There is a sequence to all this:  Homeless people need to:  1)  Be dissatisfied with their condition and want to change their situation.  2) Want a job, 3) Be clean, shaven, and combed (not look homeless).  4) Learn the skills needed to apply for a job of their choice, get any required certifications, and basically meet the requirements.  5) Actively look for jobs and send in applications that are properly filled out with contact information.  6)  Be available for calls to interview.  7) Have transportation to get to the interviews.  8) Do well in the interview, hopefully shining as the best candidate.  9) Get hired, and do the other paperwork requirements that the employer requires for the position.  10) Show up to work on time, work hard and well, and be trustworthy and capable.  11)  Keep going to work dependably and save all the money possible, not spending any (keep eating at the food kitchen and get other necessities for free).  12) After a month or two, use the amassed money to rent a place to live.  13) After months of proving to be a good employee and having a stable residence, look into home ownership (most stable), or keep renting (less stable).

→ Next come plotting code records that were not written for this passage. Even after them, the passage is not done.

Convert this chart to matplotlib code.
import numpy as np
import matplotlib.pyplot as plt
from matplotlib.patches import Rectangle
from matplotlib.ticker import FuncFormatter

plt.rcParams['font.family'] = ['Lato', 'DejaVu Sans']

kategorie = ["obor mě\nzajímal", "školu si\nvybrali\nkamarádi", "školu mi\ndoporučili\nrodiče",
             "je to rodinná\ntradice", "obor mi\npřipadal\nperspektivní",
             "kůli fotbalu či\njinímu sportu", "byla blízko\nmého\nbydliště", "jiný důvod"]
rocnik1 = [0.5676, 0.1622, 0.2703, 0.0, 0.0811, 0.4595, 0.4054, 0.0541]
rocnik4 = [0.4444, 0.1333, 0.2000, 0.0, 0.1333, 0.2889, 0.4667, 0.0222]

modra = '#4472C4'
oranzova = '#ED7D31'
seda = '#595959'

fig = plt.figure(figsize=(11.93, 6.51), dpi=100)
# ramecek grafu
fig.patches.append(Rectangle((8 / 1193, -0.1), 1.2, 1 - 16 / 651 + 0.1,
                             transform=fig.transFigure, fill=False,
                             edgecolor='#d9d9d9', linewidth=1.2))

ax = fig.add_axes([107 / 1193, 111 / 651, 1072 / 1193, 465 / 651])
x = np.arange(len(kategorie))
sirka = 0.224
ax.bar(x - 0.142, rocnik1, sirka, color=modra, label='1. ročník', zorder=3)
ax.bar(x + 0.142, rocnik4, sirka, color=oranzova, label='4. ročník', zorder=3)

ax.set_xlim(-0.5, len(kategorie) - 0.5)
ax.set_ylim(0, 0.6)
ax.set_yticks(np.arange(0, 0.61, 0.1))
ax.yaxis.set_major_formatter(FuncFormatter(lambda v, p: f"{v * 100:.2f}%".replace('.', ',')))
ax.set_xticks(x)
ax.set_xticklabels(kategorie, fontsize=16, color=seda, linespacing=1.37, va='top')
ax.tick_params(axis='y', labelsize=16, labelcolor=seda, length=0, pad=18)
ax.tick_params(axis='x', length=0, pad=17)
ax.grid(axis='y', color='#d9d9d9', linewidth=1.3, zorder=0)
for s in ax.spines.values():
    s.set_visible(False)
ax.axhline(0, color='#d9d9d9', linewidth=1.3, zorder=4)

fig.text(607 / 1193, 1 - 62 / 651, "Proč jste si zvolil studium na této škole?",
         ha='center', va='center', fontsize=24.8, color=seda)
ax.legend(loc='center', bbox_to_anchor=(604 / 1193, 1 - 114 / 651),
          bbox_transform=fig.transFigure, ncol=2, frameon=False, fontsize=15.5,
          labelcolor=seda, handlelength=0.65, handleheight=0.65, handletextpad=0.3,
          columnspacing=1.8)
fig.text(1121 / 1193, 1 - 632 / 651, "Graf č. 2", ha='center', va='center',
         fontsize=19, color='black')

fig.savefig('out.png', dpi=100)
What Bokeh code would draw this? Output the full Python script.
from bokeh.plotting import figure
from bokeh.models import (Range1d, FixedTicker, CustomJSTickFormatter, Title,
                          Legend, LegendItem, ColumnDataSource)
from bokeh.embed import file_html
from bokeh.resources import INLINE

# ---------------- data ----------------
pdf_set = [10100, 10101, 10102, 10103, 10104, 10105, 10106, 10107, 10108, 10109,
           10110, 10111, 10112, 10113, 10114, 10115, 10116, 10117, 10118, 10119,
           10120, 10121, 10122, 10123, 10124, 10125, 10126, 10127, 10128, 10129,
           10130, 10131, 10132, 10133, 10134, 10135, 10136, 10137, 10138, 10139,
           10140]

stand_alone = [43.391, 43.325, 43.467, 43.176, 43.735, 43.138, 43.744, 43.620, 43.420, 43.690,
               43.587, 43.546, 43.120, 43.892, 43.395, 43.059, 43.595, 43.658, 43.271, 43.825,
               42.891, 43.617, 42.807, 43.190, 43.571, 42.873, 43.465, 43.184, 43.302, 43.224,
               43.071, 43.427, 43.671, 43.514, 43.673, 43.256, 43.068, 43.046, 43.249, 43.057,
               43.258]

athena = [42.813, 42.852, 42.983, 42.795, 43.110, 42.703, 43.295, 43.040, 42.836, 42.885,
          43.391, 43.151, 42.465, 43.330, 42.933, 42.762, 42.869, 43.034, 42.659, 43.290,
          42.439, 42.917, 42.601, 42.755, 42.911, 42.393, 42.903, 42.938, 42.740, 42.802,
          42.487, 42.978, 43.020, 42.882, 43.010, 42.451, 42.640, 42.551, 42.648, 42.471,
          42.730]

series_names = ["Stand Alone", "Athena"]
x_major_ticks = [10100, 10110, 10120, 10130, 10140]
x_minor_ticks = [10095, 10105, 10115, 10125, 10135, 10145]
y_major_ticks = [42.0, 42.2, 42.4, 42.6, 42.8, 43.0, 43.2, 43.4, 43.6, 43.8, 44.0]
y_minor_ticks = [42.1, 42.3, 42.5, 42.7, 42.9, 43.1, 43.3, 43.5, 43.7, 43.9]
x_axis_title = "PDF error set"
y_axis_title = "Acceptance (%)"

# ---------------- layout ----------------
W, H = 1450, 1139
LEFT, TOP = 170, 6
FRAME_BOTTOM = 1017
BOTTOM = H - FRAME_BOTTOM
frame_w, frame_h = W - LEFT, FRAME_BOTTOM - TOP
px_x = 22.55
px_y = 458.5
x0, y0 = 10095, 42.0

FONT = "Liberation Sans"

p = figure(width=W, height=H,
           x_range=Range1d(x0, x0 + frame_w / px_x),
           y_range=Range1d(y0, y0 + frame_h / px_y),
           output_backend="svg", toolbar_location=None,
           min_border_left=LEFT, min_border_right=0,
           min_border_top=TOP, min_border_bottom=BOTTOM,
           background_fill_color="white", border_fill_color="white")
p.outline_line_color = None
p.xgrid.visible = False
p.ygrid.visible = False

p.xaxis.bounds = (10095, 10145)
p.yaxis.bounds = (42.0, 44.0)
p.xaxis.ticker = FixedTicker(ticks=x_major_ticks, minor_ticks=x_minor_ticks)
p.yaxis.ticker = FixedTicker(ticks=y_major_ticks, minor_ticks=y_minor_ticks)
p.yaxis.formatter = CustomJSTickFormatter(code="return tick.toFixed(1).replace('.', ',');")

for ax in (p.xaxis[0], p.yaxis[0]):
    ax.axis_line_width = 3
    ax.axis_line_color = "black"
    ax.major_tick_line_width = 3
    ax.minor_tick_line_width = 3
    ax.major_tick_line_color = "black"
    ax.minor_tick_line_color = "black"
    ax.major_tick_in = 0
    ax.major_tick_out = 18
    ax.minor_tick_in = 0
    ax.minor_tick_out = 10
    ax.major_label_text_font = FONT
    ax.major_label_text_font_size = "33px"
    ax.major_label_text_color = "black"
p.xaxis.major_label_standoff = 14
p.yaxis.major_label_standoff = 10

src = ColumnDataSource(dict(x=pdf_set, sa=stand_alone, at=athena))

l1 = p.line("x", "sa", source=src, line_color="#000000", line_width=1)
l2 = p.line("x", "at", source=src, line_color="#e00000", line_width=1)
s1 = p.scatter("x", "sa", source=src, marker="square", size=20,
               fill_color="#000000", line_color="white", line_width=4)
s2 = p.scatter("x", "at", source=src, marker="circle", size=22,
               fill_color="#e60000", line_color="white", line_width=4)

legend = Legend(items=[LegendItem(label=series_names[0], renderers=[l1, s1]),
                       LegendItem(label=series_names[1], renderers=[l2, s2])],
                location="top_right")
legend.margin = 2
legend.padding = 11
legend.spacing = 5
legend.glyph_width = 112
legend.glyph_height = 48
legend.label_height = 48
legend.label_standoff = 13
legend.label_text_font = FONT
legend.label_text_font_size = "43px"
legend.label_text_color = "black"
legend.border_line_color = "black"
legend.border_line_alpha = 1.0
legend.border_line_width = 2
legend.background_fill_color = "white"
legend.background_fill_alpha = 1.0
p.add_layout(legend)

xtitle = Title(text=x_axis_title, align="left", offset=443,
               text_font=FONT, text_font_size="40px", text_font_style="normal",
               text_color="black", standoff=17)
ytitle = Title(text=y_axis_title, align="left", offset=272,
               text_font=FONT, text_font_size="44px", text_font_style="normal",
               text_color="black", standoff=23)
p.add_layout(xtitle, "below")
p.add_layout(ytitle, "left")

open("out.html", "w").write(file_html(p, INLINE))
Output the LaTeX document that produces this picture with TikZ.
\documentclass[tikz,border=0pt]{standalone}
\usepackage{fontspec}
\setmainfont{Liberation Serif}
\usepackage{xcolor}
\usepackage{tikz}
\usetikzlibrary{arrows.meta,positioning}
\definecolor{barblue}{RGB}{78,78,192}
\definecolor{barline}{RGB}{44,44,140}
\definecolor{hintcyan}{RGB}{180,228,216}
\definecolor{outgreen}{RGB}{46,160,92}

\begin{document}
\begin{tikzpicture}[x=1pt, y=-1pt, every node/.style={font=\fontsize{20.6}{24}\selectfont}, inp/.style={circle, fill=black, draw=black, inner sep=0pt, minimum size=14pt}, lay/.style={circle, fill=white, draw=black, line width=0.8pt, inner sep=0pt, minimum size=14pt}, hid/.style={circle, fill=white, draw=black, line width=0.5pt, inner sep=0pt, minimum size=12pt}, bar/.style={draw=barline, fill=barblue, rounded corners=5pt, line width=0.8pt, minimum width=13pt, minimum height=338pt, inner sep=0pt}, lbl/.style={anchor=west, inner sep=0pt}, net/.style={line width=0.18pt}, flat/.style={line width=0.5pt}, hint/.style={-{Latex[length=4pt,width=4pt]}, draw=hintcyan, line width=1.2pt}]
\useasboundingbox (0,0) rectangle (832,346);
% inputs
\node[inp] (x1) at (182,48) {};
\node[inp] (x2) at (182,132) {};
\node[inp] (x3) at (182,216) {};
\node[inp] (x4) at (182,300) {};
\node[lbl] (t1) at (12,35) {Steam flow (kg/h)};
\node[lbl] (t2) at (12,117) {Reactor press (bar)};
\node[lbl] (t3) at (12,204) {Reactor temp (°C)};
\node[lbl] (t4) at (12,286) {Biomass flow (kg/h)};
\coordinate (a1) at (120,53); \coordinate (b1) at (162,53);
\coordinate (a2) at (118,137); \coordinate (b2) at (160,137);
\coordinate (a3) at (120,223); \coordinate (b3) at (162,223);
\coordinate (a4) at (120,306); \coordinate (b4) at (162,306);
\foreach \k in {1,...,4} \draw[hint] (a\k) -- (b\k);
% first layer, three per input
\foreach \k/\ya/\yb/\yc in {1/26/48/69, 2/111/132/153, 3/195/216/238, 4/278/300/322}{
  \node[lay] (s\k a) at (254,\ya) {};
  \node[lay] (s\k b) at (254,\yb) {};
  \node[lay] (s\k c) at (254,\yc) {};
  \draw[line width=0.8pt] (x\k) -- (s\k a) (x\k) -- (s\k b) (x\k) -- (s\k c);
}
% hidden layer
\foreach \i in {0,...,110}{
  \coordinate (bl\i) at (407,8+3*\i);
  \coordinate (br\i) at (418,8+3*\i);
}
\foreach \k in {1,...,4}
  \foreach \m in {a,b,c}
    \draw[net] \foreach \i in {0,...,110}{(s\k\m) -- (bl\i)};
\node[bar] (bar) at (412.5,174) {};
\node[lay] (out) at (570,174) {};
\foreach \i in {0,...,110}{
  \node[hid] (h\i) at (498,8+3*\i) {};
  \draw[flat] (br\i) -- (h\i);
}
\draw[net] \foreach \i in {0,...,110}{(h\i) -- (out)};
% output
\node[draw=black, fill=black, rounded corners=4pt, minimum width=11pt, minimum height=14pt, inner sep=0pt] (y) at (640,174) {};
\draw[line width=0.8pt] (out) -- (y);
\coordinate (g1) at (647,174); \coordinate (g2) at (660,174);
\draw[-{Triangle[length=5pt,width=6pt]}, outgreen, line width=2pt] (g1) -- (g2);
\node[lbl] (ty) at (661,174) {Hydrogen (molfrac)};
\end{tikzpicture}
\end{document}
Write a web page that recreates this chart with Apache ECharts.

The sequence for cities is to:  1) Provide homeless people with lists of available jobs in the area (the Chamber of Commerce can help provide this, but also solicit job info from smaller non-member businesses).  2) Provide easily-accessible and free public showers, washing machines or washing tubs, dryers or drying lines, toilets, lockers, and water heaters (these things will cost your city the most money, especially if hooking up to power and water infrastructure, but will be essential to get people clean enough to work and off your streets).  3) Provide public job trainings, hiring guest speakers from local businesses to share what is needed for jobs in the various fields, and advertise the events especially via posters and flyers given to homeless people.  4) Set up computer areas for homeless people to apply to jobs, since most applications these days are on-line.  5) Make sure public bus routes go by or through homeless communities, and allow homeless people to have a free bus pass so they can go to interviews and work for their first few months.  Cities may also try some sort of free bicycle program so that homeless people have transportation to get to interviews, trainings, and work (perhaps buying several good used bikes and letting only homeless people use them).  6) Allow preferential or lower-priced housing for people who have 2 or more months lapse in a residential address.